Institute of Economic Affairs CEO Kwame Owino (left) with Kenya National Bureau of Statistics board member Terry Ryan during the Kenya Economic Update launch. PHOTO | salaton njau | NMG

A peaceful settlement of Kenya’s political impasse will determine the country’s economic fortunes in the near and medium terms, the World Bank said on Thursday.
The bank announced this as it downgraded its 2017 growth forecast to below five percent.

Severe drought in the first half of the year, a slowdown in credit growth arising from last year’s capping of the lending rate and a prolonged political season had taken steam off economic activity forcing it to lower the growth forecast to 4.9 per cent from an earlier estimate of 5.5 per cent, the bank said in its latest quarterly review.

The multi-lateral lender, however, said it expects East Africa’s largest economy to rebound to a growth rate of 5.5 per cent next year before accelerating to 5.9 per cent in 2019 but subject to the settlement of the political impasse in the coming weeks.

“Our baseline assumes political uncertainty will dissipate in the medium term, and with that, the wait and see attitude adopted by both businesses and consumers will wane,” the World Bank says in its quarterly update report.

“If political uncertainty lingers beyond the near term, its dampening effect will persist into 2018 and 2019, leading to a weaker than projected growth performance,” the report says.

There are concerns that the dark political clouds that have hung over the country since the beginning of the year have yet to clear as opposition leader Raila Odinga, who boycotted the repeat October 26 election prepares to swear himself in on Jamhuri Day – setting up his supporters for a possible clash with the government of President Uhuru Kenyatta.

Mr Odinga and his supporters have vowed never to recognise the presidency of Mr Kenyatta who was sworn in on November 28 after he won 98 per cent of the votes in the repeat election.

Attorney-General Githu Muigai Thursday termed Mr Odinga’s inauguration plan as ‘treasonable’, offering a hint at how the Kenyatta regime might respond to it.

Analysts see this new political development as a key risk to the recent rallying of markets that have seen stock prices recover and the shilling strengthen against major world currencies as foreign investors return to the domestic market.

“This political development on the back of lower market activity as the holiday season approaches could weigh on the shilling,” a forex trader with a local commercial bank said.

The Kenyan economy has weathered a number of shocks that have forced the government and International Monetary Fund (IMF) to scale down their growth projections for 2017.

A severe drought that started in the last quarter of 2016 hurt agricultural production, forcing the World Bank to scale down its forecast by half a percentage point to 5.5 per cent in April.
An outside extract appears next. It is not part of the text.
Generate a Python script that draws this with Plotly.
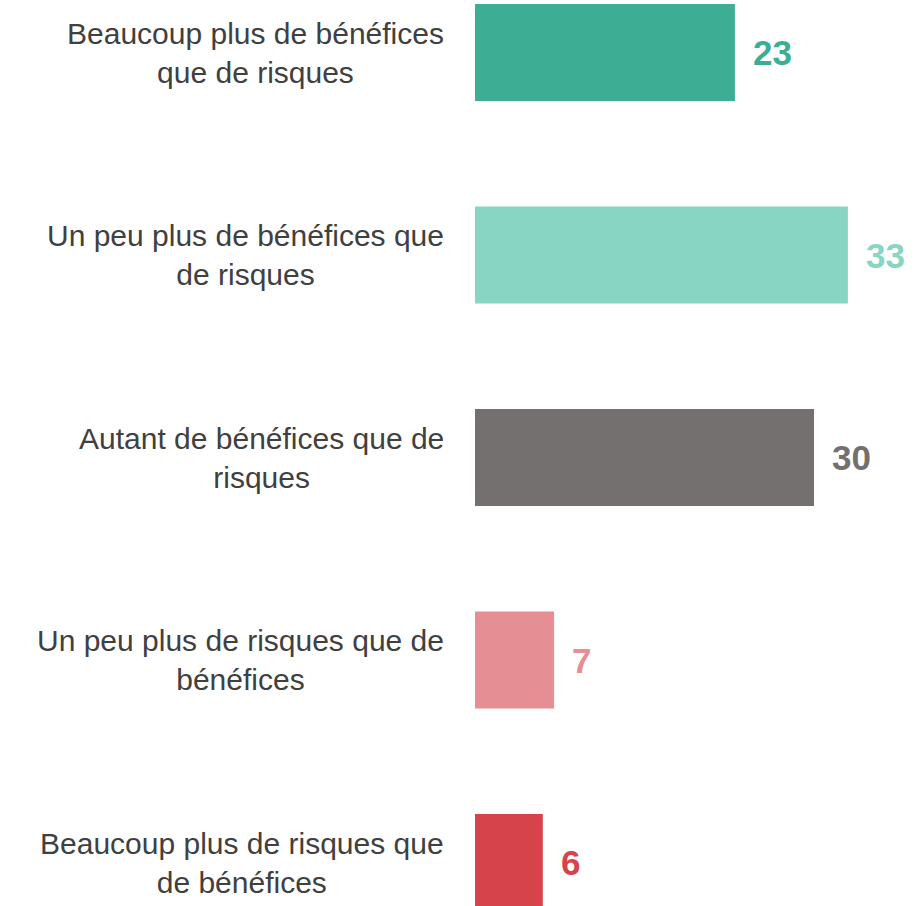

A slowdown in credit growth coupled with a prolonged political season that saw the country go to its first ever repeat presidential election hurt activity in key sectors such as agriculture, manufacturing and trade – and forcing the Treasury to downgrade its growth forecast to 5.1 per cent from 5.9 per cent previously.

Some sectors, including wholesale and retail, tourism and small businesses, however performed better, according to Central Bank of Kenya Governor Patrick Njoroge.